Song by Jay-Z

from the album The Black Album
- Recorded: 2003
- Genre: Hip hop
- Length: 4:45
- Label: Roc-A-Fella; Def Jam;
- Songwriters: Shawn Carter; Germain de la Fuente;
- Producers: Aqua; Joe "3H" Weinberger;

= My 1st Song =

"My 1st Song" is a song by Jay-Z which appears on his eighth studio album The Black Album as the final track.

==Background==
In a sample of an interview with Biggie Smalls at the beginning of the song, the late rapper is heard saying he tries to "treat everything like it's [his] first project." Hence, the name of the song, which Jay-Z is apparently calling his "first song," even though it is the last song on what was to be his last album, as an allusion to what B.I.G. said in the interview. The song describes Jay-Z growing up on the streets of New York.
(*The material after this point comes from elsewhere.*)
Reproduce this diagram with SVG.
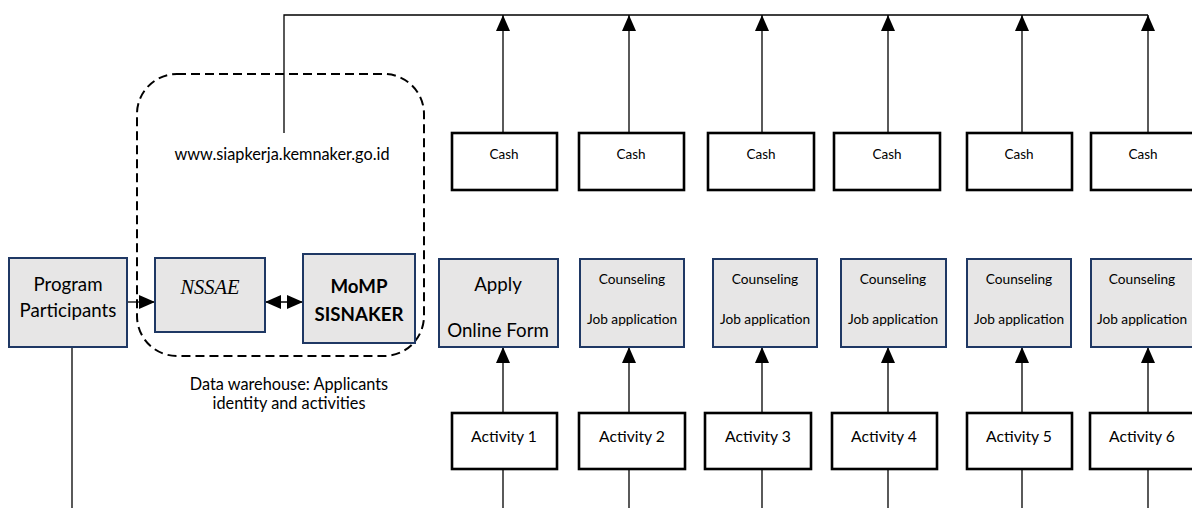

Despite being described as his first song, Jay-Z also described the song as his last; towards the end of the outro, Jay-Z says "I'm goin' somewhere nice where no mosquitos at nigga." "The song contains a sample of "Tu y Tu Mirar...Yo y Mi Canción" by Los Angeles Negros.

The song was part of the track list for Jay-Z's memoir, "Decoded."

The track was also revealed to be US President Barack Obama's favorite song by the artist during the 2012 United States Presidential Election, because it reminds him to "always stay hungry."